Exercise directions:
Copy the records below word for word, from the first line through the line that contains "200, 0, 0];", and leave out any pictures.

Records to process:
□ □ □ □ □
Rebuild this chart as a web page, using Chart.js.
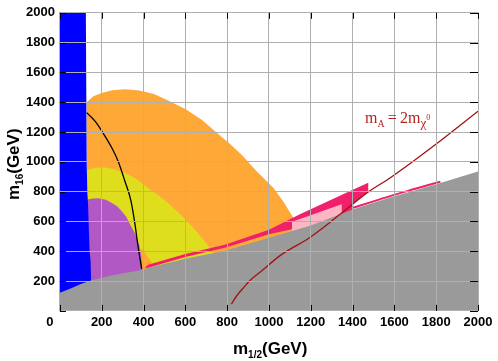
<!DOCTYPE html>
<html lang="en">
<head>
<meta charset="UTF-8">
<title>m16 vs m1/2</title>
<script src="https://cdn.jsdelivr.net/npm/chart.js"></script>
<style>
  body { margin: 0; background: #fff; }
</style>
</head>
<body>
<canvas id="myChart" width="498" height="361"></canvas>
<script>
// tick values shared by both axes
const axisTicks = [0, 200, 400, 600, 800, 1000, 1200, 1400, 1600, 1800, 2000];

// regions (x = m1/2, y = m16, GeV)
const blueX = [0, 124, 126, 128, 131, 135, 138, 142, 147, 149, 149, 0];
const blueY = [2000, 2000, 1500, 1000, 800, 700, 560, 400, 330, 200, 0, 0];

const orangeX = [128, 128, 160, 200, 250, 310, 380, 450, 520, 600, 680, 742, 810, 869, 941, 1021, 1070, 1116, 1135, 1135];
const orangeY = [0, 1400, 1440, 1462, 1480, 1487, 1478, 1455, 1410, 1355, 1280, 1205, 1125, 1048, 937, 826, 730, 626, 590, 0];

const yellowX = [128, 128, 170, 210, 260, 310, 359, 400, 440, 478, 520, 574, 606, 650, 690, 718, 740, 740, 455, 392, 300];
const yellowY = [0, 945, 960, 963, 950, 925, 892, 848, 805, 770, 720, 650, 604, 540, 470, 420, 380, 330, 295, 420, 0];

const purpleX = [128, 128, 150, 183, 220, 247, 275, 295, 318, 335, 352, 367, 380, 388, 394, 396];
const purpleY = [0, 745, 752, 755, 745, 726, 700, 670, 630, 582, 540, 493, 440, 382, 293, 0];

const pinkX = [405, 422, 600, 789, 1000, 1148, 1388, 1475, 1475, 1403, 1403, 1148, 1000, 789, 600, 422];
const pinkY = [290, 309, 382, 444, 545, 648, 804, 860, 804, 722, 600, 560, 515, 424, 362, 290];

const lightPinkX = [1110, 1148, 1348, 1350, 1110];
const lightPinkY = [598, 616, 715, 560, 500];

const pinkEdgeX = [1403, 1500, 1579, 1700, 1820];
const pinkEdgeY = [692, 735, 770, 819, 867];

const grayX = [0, 60, 100, 148, 250, 392, 422, 600, 789, 1000, 1196, 1403, 1579, 1800, 2000, 2000, 0];
const grayY = [122, 155, 180, 204, 240, 275, 290, 350, 404, 490, 571, 682, 760, 850, 935, 0, 0];

const blackX = [128, 170, 207, 250, 279, 311, 340, 359, 372, 391];
const blackY = [1330, 1270, 1192, 1090, 1003, 870, 737, 582, 449, 282];

const redX = [820, 845, 875, 909, 960, 1053, 1196, 1340, 1467, 1579, 1800, 2000];
const redY = [45, 100, 150, 204, 262, 371, 493, 648, 790, 892, 1120, 1340];

function pts(xs, ys) {
  return xs.map((x, i) => ({ x: x, y: ys[i] }));
}

function area(xs, ys, color, order) {
  return {
    data: pts(xs, ys),
    backgroundColor: color,
    borderColor: color,
    borderWidth: 0,
    pointRadius: 0,
    fill: 'shape',
    tension: 0,
    order: order
  };
}

function curve(xs, ys, color, width, order) {
  return {
    data: pts(xs, ys),
    borderColor: color,
    borderWidth: width,
    pointRadius: 0,
    fill: false,
    cubicInterpolationMode: 'monotone',
    order: order
  };
}

// draws a run of text pieces (for sub/superscripts)
function drawParts(ctx, parts, x, y) {
  parts.forEach(p => {
    ctx.font = p[1];
    ctx.fillText(p[0], x, y + p[2]);
    x += ctx.measureText(p[0]).width;
  });
}

const sans = 'Liberation Sans';
const serif = 'Liberation Serif';
const gridColor = '#b0b0b0';

const overlay = {
  id: 'overlay',
  afterDraw(chart) {
    const { ctx, chartArea: a, scales: { x, y } } = chart;
    ctx.save();
    // inward tick marks
    ctx.strokeStyle = '#000';
    ctx.lineWidth = 1;
    ctx.beginPath();
    axisTicks.forEach(v => {
      const px = Math.round(x.getPixelForValue(v)) + 0.5;
      ctx.moveTo(px, a.top); ctx.lineTo(px, a.top + 6);
      ctx.moveTo(px, a.bottom); ctx.lineTo(px, a.bottom - 6);
      const py = Math.round(y.getPixelForValue(v)) + 0.5;
      ctx.moveTo(a.left, py); ctx.lineTo(a.left + 6, py);
      ctx.moveTo(a.right, py); ctx.lineTo(a.right - 8, py);
    });
    ctx.stroke();

    ctx.fillStyle = '#000';
    ctx.textAlign = 'center';
    ctx.textBaseline = 'middle';
    ctx.font = 'bold 13px ' + sans;
    ctx.fillText('0', a.left - 10, a.bottom + 12);

    ctx.textAlign = 'left';
    ctx.textBaseline = 'alphabetic';
    drawParts(ctx, [
      ['m', 'bold 17px ' + sans, 0],
      ['1/2', 'bold 10px ' + sans, 4],
      ['(GeV)', 'bold 17px ' + sans, 0]
    ], 233, 354);

    ctx.save();
    ctx.translate(19, 200);
    ctx.rotate(-Math.PI / 2);
    drawParts(ctx, [
      ['m', 'bold 17px ' + sans, 0],
      ['16', 'bold 10px ' + sans, 4],
      ['(GeV)', 'bold 17px ' + sans, 0]
    ], 0, 0);
    ctx.restore();

    ctx.fillStyle = '#b22222';
    drawParts(ctx, [
      ['m', '16px ' + serif, 0],
      ['A', '10px ' + serif, 4],
      ['\u2009=\u20092m', '16px ' + serif, 0],
      ['χ', '13px ' + serif, 4],
      ['0', '8px ' + serif, -3]
    ], 365, 123);
    ctx.restore();
  }
};

new Chart(document.getElementById('myChart'), {
  type: 'line',
  data: {
    datasets: [
      curve(redX, redY, '#a31010', 1.3, 1),
      curve(blackX, blackY, '#000000', 1.3, 2),
      area(grayX, grayY, '#9a9a9a', 3),
      curve(pinkEdgeX, pinkEdgeY, '#f0206a', 2, 4),
      area(blueX, blueY, '#0000ff', 5),
      area(lightPinkX, lightPinkY, '#ffb6c4', 6),
      area(pinkX, pinkY, '#f0206a', 7),
      area(purpleX, purpleY, '#b158c4', 8),
      area(yellowX, yellowY, '#dede1e', 9),
      area(orangeX, orangeY, '#fea838', 10)
    ]
  },
  options: {
    responsive: false,
    animation: false,
    layout: { padding: { left: 21, right: 20, top: 4, bottom: 26.5 } },
    plugins: { legend: { display: false }, tooltip: { enabled: false } },
    scales: {
      x: {
        type: 'linear',
        min: 0,
        max: 2000,
        grid: { color: gridColor, drawTicks: false, z: 1 },
        border: { color: gridColor, z: 1 },
        ticks: {
          stepSize: 200,
          padding: 4,
          color: '#000',
          font: { family: sans, size: 13, weight: 'bold' },
          callback: v => (v === 0 ? '' : v)
        }
      },
      y: {
        type: 'linear',
        min: 0,
        max: 2000,
        grid: { color: gridColor, drawTicks: false, z: 1 },
        border: { color: gridColor, z: 1 },
        ticks: {
          stepSize: 200,
          padding: 5,
          color: '#000',
          font: { family: sans, size: 13, weight: 'bold' },
          callback: v => (v === 0 ? '' : v)
        }
      }
    }
  },
  plugins: [overlay]
});
</script>
</body>
</html>
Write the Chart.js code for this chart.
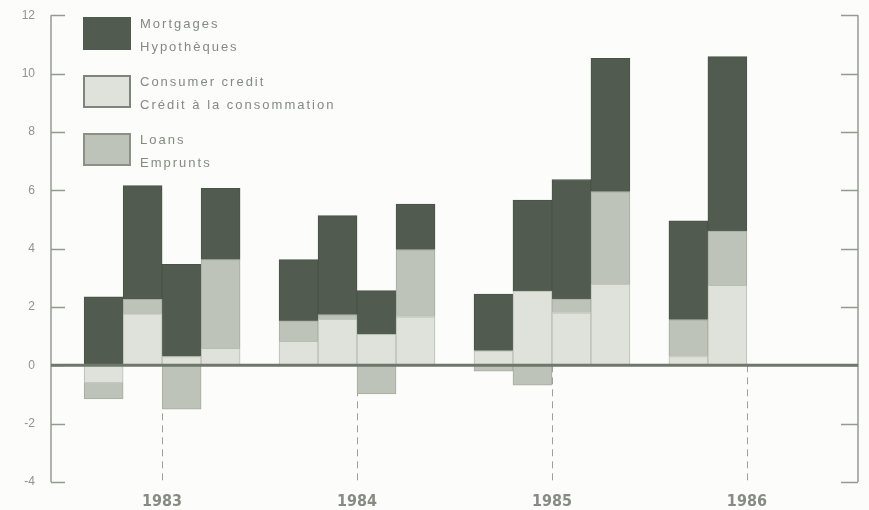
<!DOCTYPE html>
<html>
<head>
<meta charset="utf-8">
<script src="https://cdn.jsdelivr.net/npm/chart.js@4.4.1/dist/chart.umd.min.js"></script>
<style>
  html, body { margin: 0; padding: 0; background: #fcfcfa; }
  canvas { display: block; }
</style>
</head>
<body>
<canvas id="chart" width="869" height="510"></canvas>
<script>
// quarterly change, 1983 Q1 .. 1986 Q2
const years = [1983, 1984, 1985, 1986];
const quarterYear = [1983, 1983, 1983, 1983, 1984, 1984, 1984, 1984, 1985, 1985, 1985, 1985, 1986, 1986];
const quarterNum = [1, 2, 3, 4, 1, 2, 3, 4, 1, 2, 3, 4, 1, 2];

const consumerCredit = [-0.6, 1.76, 0.3, 0.58, 0.82, 1.58, 1.06, 1.66, 0.5, 2.54, 1.8, 2.78, 0.3, 2.74];
const loans = [-0.55, 0.5, -1.5, 3.04, 0.7, 0.15, -0.98, 2.3, -0.2, -0.68, 0.47, 3.17, 1.26, 1.86];
const mortgages = [2.35, 3.9, 3.16, 2.45, 2.1, 3.4, 1.5, 1.57, 1.94, 3.12, 4.1, 4.57, 3.39, 5.98];

const yTicks = [-4, -2, 0, 2, 4, 6, 8, 10, 12];
const legendLabels = [
  ["Mortgages", "Hypothèques"],
  ["Consumer credit", "Crédit à la consommation"],
  ["Loans", "Emprunts"],
];

const DARK = "#525b4f";
const LIGHT = "#dfe2da";
const MID = "#bec3ba";
const TEXT = "#858a81";

// each year takes 5 slots: 4 quarters and a gap
const slot = 0.2;
function pos(i) {
  return quarterYear[i] + (quarterNum[i] - 2.5) * slot;
}
function points(values) {
  return values.map((v, i) => ({ x: pos(i), y: v }));
}

const framePlugin = {
  id: "frame",
  beforeDatasetsDraw(chart) {
    const { ctx, chartArea: a, scales } = chart;
    const x = scales.x, y = scales.y;
    const y0 = y.getPixelForValue(0);
    ctx.save();
    ctx.strokeStyle = "#9da197";
    ctx.lineWidth = 1;
    ctx.setLineDash([7, 5]);
    years.forEach((yr) => {
      const px = Math.round(x.getPixelForValue(yr)) + 0.5;
      ctx.beginPath();
      ctx.moveTo(px, y0);
      ctx.lineTo(px, a.bottom);
      ctx.stroke();
    });
    ctx.setLineDash([]);
    ctx.strokeStyle = "#959a91";
    ctx.lineWidth = 1.5;
    ctx.beginPath();
    ctx.moveTo(a.left, a.top);
    ctx.lineTo(a.left, a.bottom);
    ctx.moveTo(a.right, a.top);
    ctx.lineTo(a.right, a.bottom);
    yTicks.forEach((t) => {
      const py = Math.round(y.getPixelForValue(t)) + 0.5;
      ctx.moveTo(a.left, py);
      ctx.lineTo(a.left + 14, py);
      ctx.moveTo(a.right - 17, py);
      ctx.lineTo(a.right, py);
    });
    ctx.stroke();
    ctx.restore();
  },
  afterDatasetsDraw(chart) {
    const { ctx, chartArea: a, scales } = chart;
    const y0 = scales.y.getPixelForValue(0);
    ctx.save();
    ctx.strokeStyle = "#6f766b";
    ctx.lineWidth = 3;
    ctx.beginPath();
    ctx.moveTo(a.left, y0);
    ctx.lineTo(a.right, y0);
    ctx.stroke();

    // legend, top left
    const fills = [DARK, LIGHT, MID];
    const borders = [DARK, "#7f857b", "#8c9188"];
    ctx.font = '13px "Liberation Sans", Arial, sans-serif';
    ctx.letterSpacing = "2px";
    legendLabels.forEach((lines, i) => {
      const top = 17 + i * 58;
      ctx.fillStyle = fills[i];
      ctx.fillRect(83, top, 48, 33);
      ctx.strokeStyle = borders[i];
      ctx.lineWidth = 2;
      ctx.strokeRect(84, top + 1, 46, 31);
      ctx.fillStyle = TEXT;
      ctx.textBaseline = "alphabetic";
      ctx.fillText(lines[0], 140, top + 11);
      ctx.fillText(lines[1], 140, top + 34);
    });
    ctx.restore();
  },
};

const ctx = document.getElementById("chart").getContext("2d");
new Chart(ctx, {
  type: "bar",
  data: {
    datasets: [
      {
        label: "Consumer credit / Crédit à la consommation",
        data: points(consumerCredit),
        backgroundColor: LIGHT,
        borderColor: "#b9beb4",
        borderWidth: 1,
      },
      {
        label: "Loans / Emprunts",
        data: points(loans),
        backgroundColor: MID,
        borderColor: "#a6ab9f",
        borderWidth: 1,
      },
      {
        label: "Mortgages / Hypothèques",
        data: points(mortgages),
        backgroundColor: DARK,
        borderColor: "#4a5347",
        borderWidth: 1,
      },
    ],
  },
  options: {
    responsive: false,
    animation: false,
    events: [],
    barPercentage: 1,
    categoryPercentage: 1,
    layout: { padding: { top: 10, right: 11, left: 0, bottom: 0 } },
    plugins: {
      legend: { display: false },
      tooltip: { enabled: false },
    },
    scales: {
      x: {
        type: "linear",
        stacked: true,
        offset: false,
        min: 1982.43,
        max: 1986.57,
        grid: { display: false },
        border: { display: false },
        afterBuildTicks: (scale) => {
          scale.ticks = years.map((v) => ({ value: v }));
        },
        afterFit: (scale) => {
          scale.height = 28;
        },
        ticks: {
          padding: 2,
          color: "#878c83",
          font: {
            family: '"Liberation Sans Narrow", "DejaVu Sans Condensed", sans-serif',
            size: 16,
            weight: "bold",
          },
          callback: (v) => String(v),
        },
      },
      y: {
        stacked: true,
        min: -4,
        max: 12,
        grid: { display: false },
        border: { display: false },
        afterBuildTicks: (scale) => {
          scale.ticks = yTicks.map((v) => ({ value: v }));
        },
        afterFit: (scale) => {
          scale.width = 51;
        },
        ticks: {
          padding: 8,
          color: "#90958c",
          font: { family: '"Liberation Sans", Arial, sans-serif', size: 12 },
        },
      },
    },
  },
  plugins: [framePlugin],
});
</script>
</body>
</html>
□ □ □ □ □
Response to this task:
Rebuild this chart as a web page, using Chart.js.
<!DOCTYPE html>
<html lang="en">
<head>
<meta charset="UTF-8">
<title>m16 vs m1/2</title>
<script src="https://cdn.jsdelivr.net/npm/chart.js"></script>
<style>
  body { margin: 0; background: #fff; }
</style>
</head>
<body>
<canvas id="myChart" width="498" height="361"></canvas>
<script>
// tick values shared by both axes
const axisTicks = [0, 200, 400, 600, 800, 1000, 1200, 1400, 1600, 1800, 2000];

// regions (x = m1/2, y = m16, GeV)
const blueX = [0, 124, 126, 128, 131, 135, 138, 142, 147, 149, 149, 0];
const blueY = [2000, 2000, 1500, 1000, 800, 700, 560, 400, 330, 200, 0, 0];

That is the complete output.